Information provided:
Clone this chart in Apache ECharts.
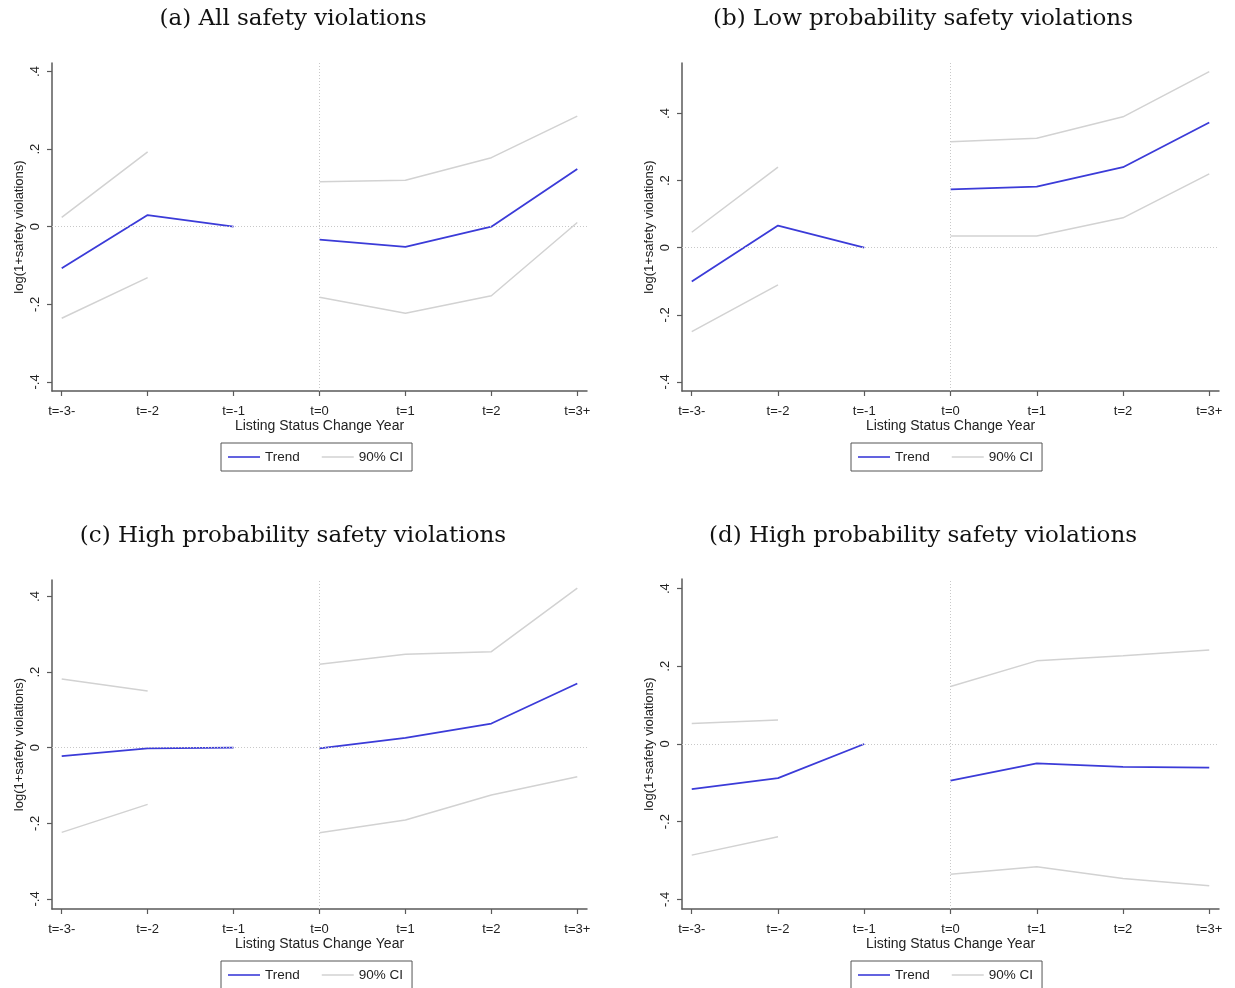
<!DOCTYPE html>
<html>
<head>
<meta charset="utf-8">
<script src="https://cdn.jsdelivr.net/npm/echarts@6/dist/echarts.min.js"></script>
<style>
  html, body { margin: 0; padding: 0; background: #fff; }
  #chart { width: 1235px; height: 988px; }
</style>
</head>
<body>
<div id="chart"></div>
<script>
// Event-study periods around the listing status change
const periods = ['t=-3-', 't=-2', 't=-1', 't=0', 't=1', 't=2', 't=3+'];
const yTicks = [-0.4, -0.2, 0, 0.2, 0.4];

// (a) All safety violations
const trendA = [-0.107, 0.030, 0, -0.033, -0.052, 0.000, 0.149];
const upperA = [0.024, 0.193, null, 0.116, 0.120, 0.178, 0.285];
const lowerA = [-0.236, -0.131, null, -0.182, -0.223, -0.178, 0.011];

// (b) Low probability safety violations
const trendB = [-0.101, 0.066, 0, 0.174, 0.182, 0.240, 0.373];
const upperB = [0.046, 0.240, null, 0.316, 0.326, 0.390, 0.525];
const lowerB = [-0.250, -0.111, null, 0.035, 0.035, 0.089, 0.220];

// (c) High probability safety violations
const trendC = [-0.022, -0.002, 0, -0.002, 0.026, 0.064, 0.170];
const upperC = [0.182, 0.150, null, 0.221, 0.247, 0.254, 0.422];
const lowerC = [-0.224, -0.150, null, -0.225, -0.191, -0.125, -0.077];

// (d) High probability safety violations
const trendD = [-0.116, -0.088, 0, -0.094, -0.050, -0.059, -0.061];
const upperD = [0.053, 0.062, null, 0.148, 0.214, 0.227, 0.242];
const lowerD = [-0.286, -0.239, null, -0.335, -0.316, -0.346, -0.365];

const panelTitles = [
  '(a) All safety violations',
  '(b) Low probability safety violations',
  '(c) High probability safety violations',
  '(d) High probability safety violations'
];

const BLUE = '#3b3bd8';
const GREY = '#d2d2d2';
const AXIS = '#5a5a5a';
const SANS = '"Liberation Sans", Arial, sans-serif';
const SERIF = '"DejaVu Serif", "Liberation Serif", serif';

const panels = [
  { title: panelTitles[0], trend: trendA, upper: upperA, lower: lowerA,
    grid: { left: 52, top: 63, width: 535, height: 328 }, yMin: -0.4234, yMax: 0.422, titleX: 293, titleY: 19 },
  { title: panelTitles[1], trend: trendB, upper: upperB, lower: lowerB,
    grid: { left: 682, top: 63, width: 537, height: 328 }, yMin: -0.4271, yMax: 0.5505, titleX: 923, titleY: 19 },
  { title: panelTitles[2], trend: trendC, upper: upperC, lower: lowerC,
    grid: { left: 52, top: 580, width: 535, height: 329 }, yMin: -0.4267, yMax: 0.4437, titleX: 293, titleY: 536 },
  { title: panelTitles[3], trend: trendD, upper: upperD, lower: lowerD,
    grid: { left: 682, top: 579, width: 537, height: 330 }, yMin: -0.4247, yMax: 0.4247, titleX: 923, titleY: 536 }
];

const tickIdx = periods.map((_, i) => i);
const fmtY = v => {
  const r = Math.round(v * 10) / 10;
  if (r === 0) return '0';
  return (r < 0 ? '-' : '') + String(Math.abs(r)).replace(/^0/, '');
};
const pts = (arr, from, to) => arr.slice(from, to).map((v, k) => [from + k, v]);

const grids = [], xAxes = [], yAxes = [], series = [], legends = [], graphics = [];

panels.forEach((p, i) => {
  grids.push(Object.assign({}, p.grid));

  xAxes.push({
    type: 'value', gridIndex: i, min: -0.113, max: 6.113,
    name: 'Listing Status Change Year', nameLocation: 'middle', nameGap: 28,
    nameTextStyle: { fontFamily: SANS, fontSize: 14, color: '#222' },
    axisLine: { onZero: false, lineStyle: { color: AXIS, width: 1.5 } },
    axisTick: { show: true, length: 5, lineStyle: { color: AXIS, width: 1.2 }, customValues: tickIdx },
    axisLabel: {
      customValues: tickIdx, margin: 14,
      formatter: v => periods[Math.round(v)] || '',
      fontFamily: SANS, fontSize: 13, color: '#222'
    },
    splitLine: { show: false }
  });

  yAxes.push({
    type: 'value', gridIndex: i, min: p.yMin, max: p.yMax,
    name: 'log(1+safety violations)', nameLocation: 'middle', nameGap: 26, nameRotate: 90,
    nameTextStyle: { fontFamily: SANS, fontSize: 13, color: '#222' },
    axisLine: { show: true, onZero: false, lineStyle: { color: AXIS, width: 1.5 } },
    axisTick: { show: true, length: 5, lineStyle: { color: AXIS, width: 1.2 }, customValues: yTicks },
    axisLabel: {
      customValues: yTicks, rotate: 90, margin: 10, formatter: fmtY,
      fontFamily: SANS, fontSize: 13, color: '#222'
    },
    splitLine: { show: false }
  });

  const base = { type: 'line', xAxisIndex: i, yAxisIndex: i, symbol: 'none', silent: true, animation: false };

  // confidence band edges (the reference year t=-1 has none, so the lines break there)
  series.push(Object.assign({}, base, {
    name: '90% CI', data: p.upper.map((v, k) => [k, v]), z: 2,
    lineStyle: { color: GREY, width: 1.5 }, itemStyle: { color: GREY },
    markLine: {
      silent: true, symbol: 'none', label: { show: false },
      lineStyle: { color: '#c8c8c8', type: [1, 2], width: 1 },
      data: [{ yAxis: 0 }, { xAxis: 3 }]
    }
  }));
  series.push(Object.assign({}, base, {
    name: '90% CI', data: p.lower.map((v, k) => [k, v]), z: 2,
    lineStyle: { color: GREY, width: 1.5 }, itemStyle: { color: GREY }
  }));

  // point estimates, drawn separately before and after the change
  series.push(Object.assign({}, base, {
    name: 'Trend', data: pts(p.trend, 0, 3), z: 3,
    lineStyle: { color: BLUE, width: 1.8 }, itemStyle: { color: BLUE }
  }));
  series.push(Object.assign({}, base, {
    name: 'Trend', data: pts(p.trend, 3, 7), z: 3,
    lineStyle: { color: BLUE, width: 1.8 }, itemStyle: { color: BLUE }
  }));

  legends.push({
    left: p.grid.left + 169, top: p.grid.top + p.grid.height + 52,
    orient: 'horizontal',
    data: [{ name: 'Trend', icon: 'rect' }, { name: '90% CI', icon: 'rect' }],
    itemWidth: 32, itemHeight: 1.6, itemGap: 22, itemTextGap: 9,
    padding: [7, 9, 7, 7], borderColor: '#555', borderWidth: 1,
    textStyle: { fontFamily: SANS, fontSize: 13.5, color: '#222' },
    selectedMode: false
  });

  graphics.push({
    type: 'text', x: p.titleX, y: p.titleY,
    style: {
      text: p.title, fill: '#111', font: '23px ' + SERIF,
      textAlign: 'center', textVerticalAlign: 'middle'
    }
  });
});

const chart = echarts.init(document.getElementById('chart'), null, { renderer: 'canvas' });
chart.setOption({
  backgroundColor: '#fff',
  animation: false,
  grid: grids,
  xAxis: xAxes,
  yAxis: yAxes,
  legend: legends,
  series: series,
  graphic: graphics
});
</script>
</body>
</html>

Given exercise:
Repeat only the lines between the start of the data and the line with "-0.316, -0.346, -0.365];", including those two lines, and skip the pictures.

Correct answer:
Clone this chart in Apache ECharts.
<!DOCTYPE html>
<html>
<head>
<meta charset="utf-8">
<script src="https://cdn.jsdelivr.net/npm/echarts@6/dist/echarts.min.js"></script>
<style>
  html, body { margin: 0; padding: 0; background: #fff; }
  #chart { width: 1235px; height: 988px; }
</style>
</head>
<body>
<div id="chart"></div>
<script>
// Event-study periods around the listing status change
const periods = ['t=-3-', 't=-2', 't=-1', 't=0', 't=1', 't=2', 't=3+'];
const yTicks = [-0.4, -0.2, 0, 0.2, 0.4];

// (a) All safety violations
const trendA = [-0.107, 0.030, 0, -0.033, -0.052, 0.000, 0.149];
const upperA = [0.024, 0.193, null, 0.116, 0.120, 0.178, 0.285];
const lowerA = [-0.236, -0.131, null, -0.182, -0.223, -0.178, 0.011];

// (b) Low probability safety violations
const trendB = [-0.101, 0.066, 0, 0.174, 0.182, 0.240, 0.373];
const upperB = [0.046, 0.240, null, 0.316, 0.326, 0.390, 0.525];
const lowerB = [-0.250, -0.111, null, 0.035, 0.035, 0.089, 0.220];

// (c) High probability safety violations
const trendC = [-0.022, -0.002, 0, -0.002, 0.026, 0.064, 0.170];
const upperC = [0.182, 0.150, null, 0.221, 0.247, 0.254, 0.422];
const lowerC = [-0.224, -0.150, null, -0.225, -0.191, -0.125, -0.077];

// (d) High probability safety violations
const trendD = [-0.116, -0.088, 0, -0.094, -0.050, -0.059, -0.061];
const upperD = [0.053, 0.062, null, 0.148, 0.214, 0.227, 0.242];
const lowerD = [-0.286, -0.239, null, -0.335, -0.316, -0.346, -0.365];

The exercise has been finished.